### Collected material
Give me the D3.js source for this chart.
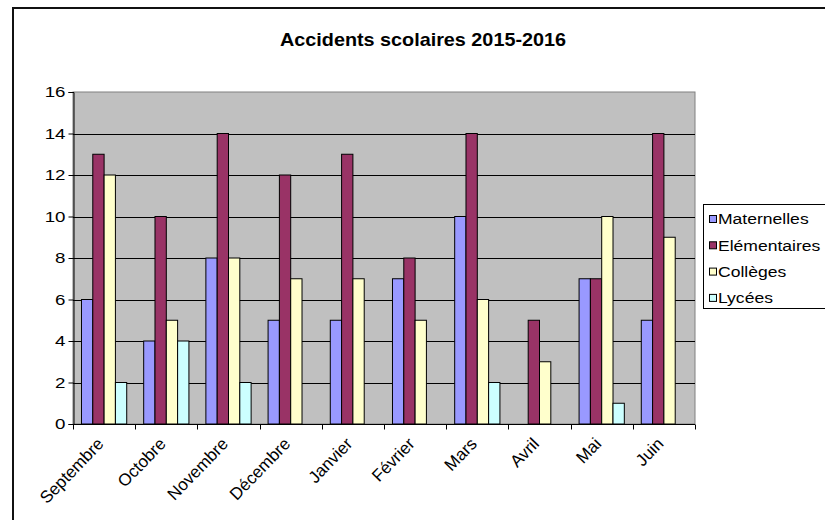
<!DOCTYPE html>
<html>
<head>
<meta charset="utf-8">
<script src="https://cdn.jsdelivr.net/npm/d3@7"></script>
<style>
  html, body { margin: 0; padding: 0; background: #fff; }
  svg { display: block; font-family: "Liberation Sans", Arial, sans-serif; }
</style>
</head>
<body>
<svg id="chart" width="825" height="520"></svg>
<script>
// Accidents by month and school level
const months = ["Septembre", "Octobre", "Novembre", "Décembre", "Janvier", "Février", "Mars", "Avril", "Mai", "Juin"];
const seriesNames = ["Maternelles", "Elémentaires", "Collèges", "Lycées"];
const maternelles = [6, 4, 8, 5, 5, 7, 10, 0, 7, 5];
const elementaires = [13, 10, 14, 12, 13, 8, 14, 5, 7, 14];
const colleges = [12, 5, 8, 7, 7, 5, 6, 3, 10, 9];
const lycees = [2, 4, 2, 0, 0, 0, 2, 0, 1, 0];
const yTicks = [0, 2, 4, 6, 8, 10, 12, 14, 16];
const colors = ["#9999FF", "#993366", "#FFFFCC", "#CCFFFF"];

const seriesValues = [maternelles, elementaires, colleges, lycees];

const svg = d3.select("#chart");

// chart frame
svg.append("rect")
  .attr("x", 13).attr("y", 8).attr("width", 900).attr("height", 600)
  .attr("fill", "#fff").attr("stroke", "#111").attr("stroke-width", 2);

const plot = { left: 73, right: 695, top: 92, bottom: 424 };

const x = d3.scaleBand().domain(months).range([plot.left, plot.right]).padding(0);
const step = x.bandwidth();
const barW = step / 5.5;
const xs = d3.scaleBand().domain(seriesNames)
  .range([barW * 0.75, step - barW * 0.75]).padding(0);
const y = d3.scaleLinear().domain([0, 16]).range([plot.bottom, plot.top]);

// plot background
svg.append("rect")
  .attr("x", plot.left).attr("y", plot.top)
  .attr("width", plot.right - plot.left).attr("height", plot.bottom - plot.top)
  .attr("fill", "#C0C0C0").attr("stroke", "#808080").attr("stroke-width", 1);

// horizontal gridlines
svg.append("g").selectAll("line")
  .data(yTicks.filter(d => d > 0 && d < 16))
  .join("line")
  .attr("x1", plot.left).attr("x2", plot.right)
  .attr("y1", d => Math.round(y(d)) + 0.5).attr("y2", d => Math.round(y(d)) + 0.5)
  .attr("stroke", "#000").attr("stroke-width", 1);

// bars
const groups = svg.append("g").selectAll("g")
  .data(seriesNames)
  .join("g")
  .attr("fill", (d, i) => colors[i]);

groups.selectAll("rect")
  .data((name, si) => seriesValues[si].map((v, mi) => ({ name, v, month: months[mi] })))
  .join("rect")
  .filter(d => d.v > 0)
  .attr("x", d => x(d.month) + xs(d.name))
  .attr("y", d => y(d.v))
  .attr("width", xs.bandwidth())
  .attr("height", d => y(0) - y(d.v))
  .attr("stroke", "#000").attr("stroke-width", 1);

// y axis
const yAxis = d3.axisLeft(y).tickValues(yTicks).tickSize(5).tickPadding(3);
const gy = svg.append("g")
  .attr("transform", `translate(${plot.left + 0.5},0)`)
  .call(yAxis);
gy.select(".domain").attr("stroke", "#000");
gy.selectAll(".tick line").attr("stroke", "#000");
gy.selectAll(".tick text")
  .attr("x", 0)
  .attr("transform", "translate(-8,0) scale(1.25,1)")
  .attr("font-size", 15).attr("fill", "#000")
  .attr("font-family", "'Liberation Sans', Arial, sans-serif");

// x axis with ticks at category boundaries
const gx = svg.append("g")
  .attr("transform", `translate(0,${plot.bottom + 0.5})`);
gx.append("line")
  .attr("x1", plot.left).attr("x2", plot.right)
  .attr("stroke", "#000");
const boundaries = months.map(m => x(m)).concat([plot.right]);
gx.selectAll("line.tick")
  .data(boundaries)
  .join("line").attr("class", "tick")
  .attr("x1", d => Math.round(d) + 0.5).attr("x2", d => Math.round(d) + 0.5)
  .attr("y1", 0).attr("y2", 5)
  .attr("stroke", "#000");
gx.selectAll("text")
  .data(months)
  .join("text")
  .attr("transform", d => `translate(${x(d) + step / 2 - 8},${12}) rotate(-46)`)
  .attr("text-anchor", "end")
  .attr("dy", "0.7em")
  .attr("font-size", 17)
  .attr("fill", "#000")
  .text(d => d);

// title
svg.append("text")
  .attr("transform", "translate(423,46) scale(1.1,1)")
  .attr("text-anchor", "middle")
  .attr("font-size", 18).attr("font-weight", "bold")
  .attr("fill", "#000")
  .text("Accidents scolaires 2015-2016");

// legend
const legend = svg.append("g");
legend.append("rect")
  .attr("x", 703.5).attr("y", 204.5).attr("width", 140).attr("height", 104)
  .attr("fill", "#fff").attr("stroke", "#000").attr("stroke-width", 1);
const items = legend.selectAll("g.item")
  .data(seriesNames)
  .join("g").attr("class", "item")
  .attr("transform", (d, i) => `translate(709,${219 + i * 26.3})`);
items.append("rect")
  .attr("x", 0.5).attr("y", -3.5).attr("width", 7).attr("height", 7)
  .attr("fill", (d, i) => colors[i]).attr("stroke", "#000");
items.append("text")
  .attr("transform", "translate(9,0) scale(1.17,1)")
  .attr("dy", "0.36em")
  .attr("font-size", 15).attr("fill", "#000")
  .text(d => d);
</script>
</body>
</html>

### Do this
Omit every picture, then repeat the remaining data exactly as it appears above.

### Solution for this problem
Give me the D3.js source for this chart.
<!DOCTYPE html>
<html>
<head>
<meta charset="utf-8">
<script src="https://cdn.jsdelivr.net/npm/d3@7"></script>
<style>
  html, body { margin: 0; padding: 0; background: #fff; }
  svg { display: block; font-family: "Liberation Sans", Arial, sans-serif; }
</style>
</head>
<body>
<svg id="chart" width="825" height="520"></svg>
<script>
// Accidents by month and school level
const months = ["Septembre", "Octobre", "Novembre", "Décembre", "Janvier", "Février", "Mars", "Avril", "Mai", "Juin"];
const seriesNames = ["Maternelles", "Elémentaires", "Collèges", "Lycées"];
const maternelles = [6, 4, 8, 5, 5, 7, 10, 0, 7, 5];
const elementaires = [13, 10, 14, 12, 13, 8, 14, 5, 7, 14];
const colleges = [12, 5, 8, 7, 7, 5, 6, 3, 10, 9];
const lycees = [2, 4, 2, 0, 0, 0, 2, 0, 1, 0];
const yTicks = [0, 2, 4, 6, 8, 10, 12, 14, 16];
const colors = ["#9999FF", "#993366", "#FFFFCC", "#CCFFFF"];

const seriesValues = [maternelles, elementaires, colleges, lycees];

const svg = d3.select("#chart");

// chart frame
svg.append("rect")
  .attr("x", 13).attr("y", 8).attr("width", 900).attr("height", 600)
  .attr("fill", "#fff").attr("stroke", "#111").attr("stroke-width", 2);

const plot = { left: 73, right: 695, top: 92, bottom: 424 };

const x = d3.scaleBand().domain(months).range([plot.left, plot.right]).padding(0);
const step = x.bandwidth();
const barW = step / 5.5;
const xs = d3.scaleBand().domain(seriesNames)
  .range([barW * 0.75, step - barW * 0.75]).padding(0);
const y = d3.scaleLinear().domain([0, 16]).range([plot.bottom, plot.top]);

// plot background
svg.append("rect")
  .attr("x", plot.left).attr("y", plot.top)
  .attr("width", plot.right - plot.left).attr("height", plot.bottom - plot.top)
  .attr("fill", "#C0C0C0").attr("stroke", "#808080").attr("stroke-width", 1);

// horizontal gridlines
svg.append("g").selectAll("line")
  .data(yTicks.filter(d => d > 0 && d < 16))
  .join("line")
  .attr("x1", plot.left).attr("x2", plot.right)
  .attr("y1", d => Math.round(y(d)) + 0.5).attr("y2", d => Math.round(y(d)) + 0.5)
  .attr("stroke", "#000").attr("stroke-width", 1);

// bars
const groups = svg.append("g").selectAll("g")
  .data(seriesNames)
  .join("g")
  .attr("fill", (d, i) => colors[i]);

groups.selectAll("rect")
  .data((name, si) => seriesValues[si].map((v, mi) => ({ name, v, month: months[mi] })))
  .join("rect")
  .filter(d => d.v > 0)
  .attr("x", d => x(d.month) + xs(d.name))
  .attr("y", d => y(d.v))
  .attr("width", xs.bandwidth())
  .attr("height", d => y(0) - y(d.v))
  .attr("stroke", "#000").attr("stroke-width", 1);

// y axis
const yAxis = d3.axisLeft(y).tickValues(yTicks).tickSize(5).tickPadding(3);
const gy = svg.append("g")
  .attr("transform", `translate(${plot.left + 0.5},0)`)
  .call(yAxis);
gy.select(".domain").attr("stroke", "#000");
gy.selectAll(".tick line").attr("stroke", "#000");
gy.selectAll(".tick text")
  .attr("x", 0)
  .attr("transform", "translate(-8,0) scale(1.25,1)")
  .attr("font-size", 15).attr("fill", "#000")
  .attr("font-family", "'Liberation Sans', Arial, sans-serif");

// x axis with ticks at category boundaries
const gx = svg.append("g")
  .attr("transform", `translate(0,${plot.bottom + 0.5})`);
gx.append("line")
  .attr("x1", plot.left).attr("x2", plot.right)
  .attr("stroke", "#000");
const boundaries = months.map(m => x(m)).concat([plot.right]);
gx.selectAll("line.tick")
  .data(boundaries)
  .join("line").attr("class", "tick")
  .attr("x1", d => Math.round(d) + 0.5).attr("x2", d => Math.round(d) + 0.5)
  .attr("y1", 0).attr("y2", 5)
  .attr("stroke", "#000");
gx.selectAll("text")
  .data(months)
  .join("text")
  .attr("transform", d => `translate(${x(d) + step / 2 - 8},${12}) rotate(-46)`)
  .attr("text-anchor", "end")
  .attr("dy", "0.7em")
  .attr("font-size", 17)
  .attr("fill", "#000")
  .text(d => d);

// title
svg.append("text")
  .attr("transform", "translate(423,46) scale(1.1,1)")
  .attr("text-anchor", "middle")
  .attr("font-size", 18).attr("font-weight", "bold")
  .attr("fill", "#000")
  .text("Accidents scolaires 2015-2016");

// legend
const legend = svg.append("g");
legend.append("rect")
  .attr("x", 703.5).attr("y", 204.5).attr("width", 140).attr("height", 104)
  .attr("fill", "#fff").attr("stroke", "#000").attr("stroke-width", 1);
const items = legend.selectAll("g.item")
  .data(seriesNames)
  .join("g").attr("class", "item")
  .attr("transform", (d, i) => `translate(709,${219 + i * 26.3})`);
items.append("rect")
  .attr("x", 0.5).attr("y", -3.5).attr("width", 7).attr("height", 7)
  .attr("fill", (d, i) => colors[i]).attr("stroke", "#000");
items.append("text")
  .attr("transform", "translate(9,0) scale(1.17,1)")
  .attr("dy", "0.36em")
  .attr("font-size", 15).attr("fill", "#000")
  .text(d => d);
</script>
</body>
</html>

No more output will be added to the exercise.